Was die Tätigkeit der Jugendämter angeht, unterliegen diese selbstverständlich einer Aufsicht. Diese liegt allerdings nicht in meiner Zuständigkeit, sondern im Geschäftsbereich des Bayerischen Staatsministeriums für Arbeit und Sozialordnung, Familie und Frauen. Selbstverständlich können Sie sich bei Beanstandungen dorthin wenden.
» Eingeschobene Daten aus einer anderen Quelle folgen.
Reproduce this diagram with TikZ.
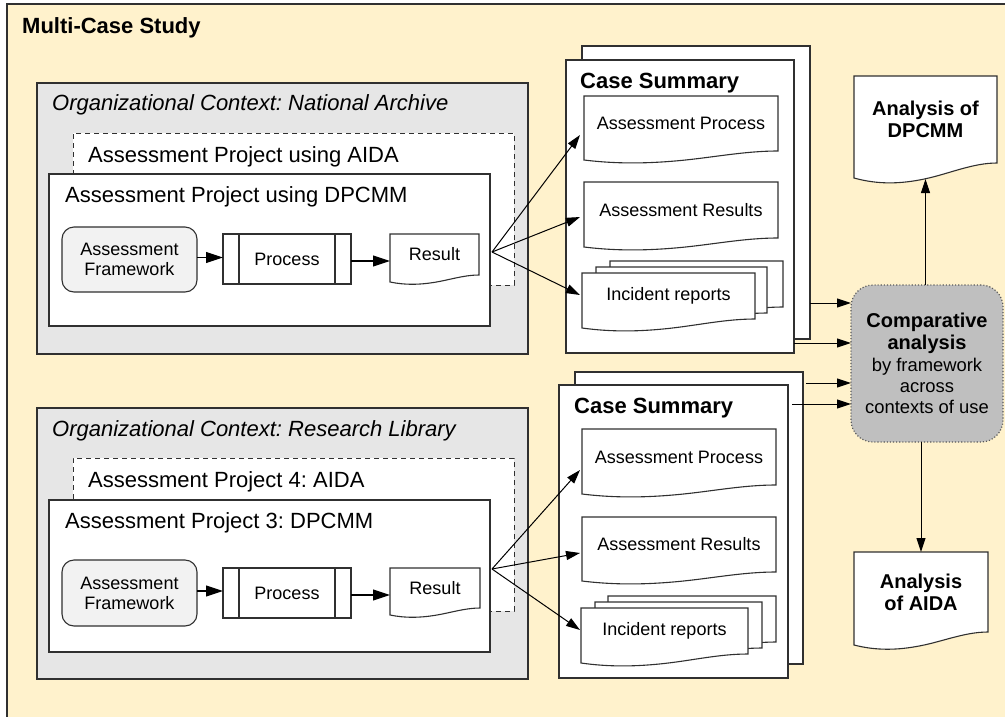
\documentclass[tikz,border=0pt]{standalone}
\usepackage{fontspec}
\setmainfont{Liberation Sans}
\usetikzlibrary{calc,arrows.meta}
\frenchspacing

\definecolor{cream}{HTML}{FFF2CC}
\definecolor{ctxgray}{HTML}{E6E6E6}
\definecolor{afgray}{HTML}{F2F2F2}
\definecolor{cmpgray}{HTML}{BFBFBF}
\definecolor{edge}{HTML}{303030}

% A document sheet: rectangle whose bottom edge is a wave,
% dipping below the south side by "doc depth".
\makeatletter
\newdimen\docL \newdimen\docB \newdimen\docR \newdimen\docT \newdimen\docW \newdimen\docD
\def\docdepthval{8}
\pgfkeys{/tikz/doc depth/.code={\def\docdepthval{#1}}}
\pgfdeclareshape{wavedoc}{
  \inheritsavedanchors[from=rectangle]
  \inheritanchorborder[from=rectangle]
  \inheritanchor[from=rectangle]{center}
  \inheritanchor[from=rectangle]{north}
  \inheritanchor[from=rectangle]{south}
  \inheritanchor[from=rectangle]{east}
  \inheritanchor[from=rectangle]{west}
  \inheritanchor[from=rectangle]{north east}
  \inheritanchor[from=rectangle]{north west}
  \inheritanchor[from=rectangle]{south east}
  \inheritanchor[from=rectangle]{south west}
  \inheritanchor[from=rectangle]{text}
  \inheritanchor[from=rectangle]{base}
  \inheritanchor[from=rectangle]{mid}
  \backgroundpath{
    \southwest \docL=\pgf@x \docB=\pgf@y
    \northeast \docR=\pgf@x \docT=\pgf@y
    \docW=\docR \advance\docW by -\docL
    \pgfmathsetlength\docD{\docdepthval}
    \pgfpathmoveto{\pgfqpoint{\docL}{\docT}}
    \pgfpathlineto{\pgfqpoint{\docR}{\docT}}
    \pgfpathlineto{\pgfqpoint{\docR}{\docB}}
    \pgfpathcurveto
      {\pgfqpoint{\dimexpr\docL+0.83\docW\relax}{\docB}}
      {\pgfqpoint{\dimexpr\docL+0.67\docW\relax}{\dimexpr\docB-0.7\docD\relax}}
      {\pgfqpoint{\dimexpr\docL+0.5\docW\relax}{\dimexpr\docB-1.05\docD\relax}}
    \pgfpathcurveto
      {\pgfqpoint{\dimexpr\docL+0.33\docW\relax}{\dimexpr\docB-1.4\docD\relax}}
      {\pgfqpoint{\dimexpr\docL+0.17\docW\relax}{\dimexpr\docB-1.45\docD\relax}}
      {\pgfqpoint{\docL}{\dimexpr\docB-\docD\relax}}
    \pgfpathclose
  }
}
\makeatother

\newcommand\cmpbold[1]{{\bfseries\fontsize{20}{23}\selectfont #1}}

\begin{document}
\begin{tikzpicture}[x=1pt,y=-1pt,
  box/.style={draw=edge, line width=1.1pt, inner sep=0pt, outer sep=0pt, anchor=north west},
  dashbox/.style={box, draw=edge, line width=1pt, dash pattern=on 5pt off 4pt, fill=white},
  bigtitle/.style={anchor=base west, inner sep=0pt, font=\bfseries\fontsize{22}{26}\selectfont},
  ctxtitle/.style={anchor=base west, inner sep=0pt, font=\itshape\fontsize{22}{26}\selectfont},
  projtitle/.style={anchor=base west, inner sep=0pt, font=\fontsize{22}{26}\selectfont},
  inner/.style={font=\fontsize{18}{20}\selectfont, align=center},
  framebox/.style={box, inner, fill=afgray, rounded corners=12pt, minimum width=135pt, minimum height=65pt},
  procbox/.style={box, inner, fill=white, minimum width=128pt, minimum height=50pt},
  docnode/.style={shape=wavedoc, draw=edge, line width=1.1pt, fill=white, inner sep=0pt,
                  outer sep=0pt, anchor=north west, inner},
  sheet/.style={box, fill=white},
  cmpbox/.style={box, draw=edge!80, dotted, line width=1.2pt, fill=cmpgray, rounded corners=22pt,
                 minimum width=152pt, minimum height=157pt, align=center,
                 font=\fontsize{18.4}{21}\selectfont},
  analysisdoc/.style={docnode, font=\bfseries\fontsize{20}{22}\selectfont},
  arr/.style={draw=black, line width=1pt, -{Triangle[length=14pt,width=9pt]}},
  bigarr/.style={draw=black, line width=1.1pt, -{Triangle[length=17pt,width=11pt]}},
  procline/.style={draw=edge, line width=1.1pt}
]
\useasboundingbox (0,0) rectangle (1005,716);
\clip (0,0) rectangle (1005,716);

% ---- study frame ----
\node[box, fill=cream, line width=1.5pt, minimum width=1012pt, minimum height=732pt] (study) at (7,4) {};
\node[bigtitle] (studytitle) at (22,33) {Multi-Case Study};

% ---- context 1: national archive ----
\node[box, fill=ctxgray, minimum width=491pt, minimum height=271pt] (ctx1) at (37,83) {};
\node[ctxtitle] (ctx1t) at (52,110) {Organizational Context: National Archive};
\node[dashbox, minimum width=441pt, minimum height=152pt] (aida1) at (73,133) {};
\node[projtitle] (aida1t) at (88,162) {Assessment Project using AIDA};
\node[box, fill=white, minimum width=441pt, minimum height=152pt] (dp1) at (49,174) {};
\node[projtitle] (dp1t) at (65,202) {Assessment Project using DPCMM};
\node[framebox] (af1) at (62,227) {Assessment\\Framework};
\node[procbox] (proc1) at (223,234) {Process};
\draw[procline] ($(proc1.north west)+(16,0)$) -- ($(proc1.south west)+(16,0)$);
\draw[procline] ($(proc1.north east)+(-16,0)$) -- ($(proc1.south east)+(-16,0)$);
\node[docnode, doc depth=7, minimum width=89pt, minimum height=41pt] (res1) at (390,234) {Result};
\coordinate (a1) at ($(af1.east)+(0,-2)$);
\coordinate (p1) at ($(proc1.east)+(0,2)$);
\draw[bigarr] (a1) -- (a1 -| proc1.west);
\draw[bigarr] (p1) -- (p1 -| res1.west);

% ---- context 2: research library ----
\node[box, fill=ctxgray, minimum width=491pt, minimum height=271pt] (ctx2) at (37,408) {};
\node[ctxtitle] (ctx2t) at (52,436) {Organizational Context: Research Library};
\node[dashbox, minimum width=441pt, minimum height=153pt] (aida2) at (73,458) {};
\node[projtitle] (aida2t) at (88,487) {Assessment Project 4: AIDA};
\node[box, fill=white, minimum width=441pt, minimum height=152pt] (dp2) at (49,500) {};
\node[projtitle] (dp2t) at (65,528) {Assessment Project 3: DPCMM};
\node[framebox, minimum height=66pt] (af2) at (62,560) {Assessment\\Framework};
\node[procbox] (proc2) at (223,568) {Process};
\draw[procline] ($(proc2.north west)+(16,0)$) -- ($(proc2.south west)+(16,0)$);
\draw[procline] ($(proc2.north east)+(-16,0)$) -- ($(proc2.south east)+(-16,0)$);
\node[docnode, doc depth=7, minimum width=90pt, minimum height=40pt] (res2) at (390,568) {Result};
\coordinate (a2) at ($(af2.east)+(0,-2)$);
\coordinate (p2) at ($(proc2.east)+(0,2)$);
\draw[bigarr] (a2) -- (a2 -| proc2.west);
\draw[bigarr] (p2) -- (p2 -| res2.west);

% ---- case summary 1 ----
\node[sheet, minimum width=228pt, minimum height=293pt] (cs1b) at (582,46) {};
\node[sheet, minimum width=228pt, minimum height=293pt] (cs1f) at (566,60) {};
\node[bigtitle] (cs1t) at (580,88) {Case Summary};
\node[docnode, doc depth=9, minimum width=194pt, minimum height=55pt] (ap1) at (584,96) {Assessment Process};
\node[docnode, doc depth=9, minimum width=194pt, minimum height=56pt] (ar1) at (584,182) {Assessment Results};
\node[docnode, doc depth=9, minimum width=173pt, minimum height=46pt] (ir1b) at (610,261) {};
\node[docnode, doc depth=9, minimum width=171pt, minimum height=46pt] (ir1m) at (596,267) {};
\node[docnode, doc depth=9, minimum width=173pt, minimum height=46pt] (ir1) at (582,273) {Incident reports};

% ---- case summary 2 ----
\node[sheet, minimum width=228pt, minimum height=292pt] (cs2b) at (575,372) {};
\node[sheet, minimum width=229pt, minimum height=293pt] (cs2f) at (559,385) {};
\node[bigtitle] (cs2t) at (574,413) {Case Summary};
\node[docnode, doc depth=9, minimum width=194pt, minimum height=56pt] (ap2) at (582,429) {Assessment Process};
\node[docnode, doc depth=9, minimum width=194pt, minimum height=55pt] (ar2) at (582,517) {Assessment Results};
\node[docnode, doc depth=9, minimum width=168pt, minimum height=46pt] (ir2b) at (608,596) {};
\node[docnode, doc depth=9, minimum width=167pt, minimum height=46pt] (ir2m) at (595,602) {};
\node[docnode, doc depth=9, minimum width=167pt, minimum height=46pt] (ir2) at (581,608) {Incident reports};

% ---- fan-out from each project into its case summary ----
\coordinate (fan1) at ($(dp1.east)+(2,2)$);
\draw[arr] (fan1) -- ($(ap1.north west)+(-4,39)$);
\draw[arr] (fan1) -- ($(ar1.north west)+(-4,35)$);
\draw[arr] (fan1) -- ($(ir1.north west)+(-2,22)$);
\coordinate (fan2) at ($(dp2.east)+(2,-7)$);
\draw[arr] (fan2) -- ($(ap2.north west)+(-2,41)$);
\draw[arr] (fan2) -- ($(ar2.north west)+(-2,36)$);
\draw[arr] (fan2) -- ($(ir2.north west)+(-1,22)$);

% ---- comparative analysis and its outputs ----
\node[cmpbox] (cmp) at (851,285)
  {\cmpbold{Comparative}\\[1pt] \cmpbold{analysis}\\[1pt] by framework\\ across\\ contexts of use};
\node[analysisdoc, doc depth=15, minimum width=143pt, minimum height=87pt] (adp) at (854,76) {Analysis of\\DPCMM};
\node[analysisdoc, doc depth=13, minimum width=134pt, minimum height=80pt] (aaida) at (854,552) {Analysis\\of AIDA};

\coordinate (s1) at ($(cs1b.north east)+(0,257)$);
\coordinate (s2) at ($(cs1f.north east)+(0,283)$);
\coordinate (s3) at ($(cs2b.north east)+(3,11)$);
\coordinate (s4) at ($(cs2f.north east)+(4,19)$);
\draw[arr] (s1) -- (s1 -| cmp.west);
\draw[arr] (s2) -- (s2 -| cmp.west);
\draw[arr] (s3) -- (s3 -| cmp.west);
\draw[arr] (s4) -- (s4 -| cmp.west);

\draw[arr] (adp.south |- cmp.north) -- ($(adp.south)+(0,16)$);
\draw[arr] (cmp.south -| aaida.north) -- (aaida.north);
\end{tikzpicture}
\end{document}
Gerichtliche Sorgerechtsentscheidungen können aber nur im ordentlichen Rechts-mittelweg angefochten werden. Wenn Sie bzw. Ihr Sohn eine Beratung darüber wünschen, welche Schritte dazu in Ihrem Fall zulässig und gegebenenfalls Erfolg versprechend sind, empfehle ich Ihnen, sich an einen Rechtsanwalt oder eine Rechtsanwältin Ihres Vertrauens zu wenden.
Was die von Ihnen erwähnte aktuelle Rechtsprechung des Bundesgerichtshofs zum Unterhaltsrecht betrifft, prüfen wir, ob hier ebenfalls gesetzgeberischer Handlungsbedarf besteht. Ein Automatismus, nach dem es dem betreuenden Elternteil - und zwar gleich, ob Mann oder Frau - obliegt, ab dem vierten Lebensjahr des Kindes voll erwerbstätig zu sein, war durch den Gesetzgeber im Rahmen der zum 1. Januar 2008 in Kraft getretenen Reform des Unterhaltsrechts nicht beabsichtigt. Die weitere Entwicklung der Rechtsprechung zum so genannten Betreuungsunterhalt werde ich daher genau beobachten. Sollte sich die zuletzt erkennbare Tendenz zu einer restriktiven Auslegung der zugrunde liegenden Bestimmungen weiter verfestigen, wird man über eine Änderung des Gesetzes nachdenken müssen.
In jedem Fall werde ich mich dafür einsetzen, dass dem Kindeswohl der ihm gebührende hohe Stellenwert eingeräumt wird!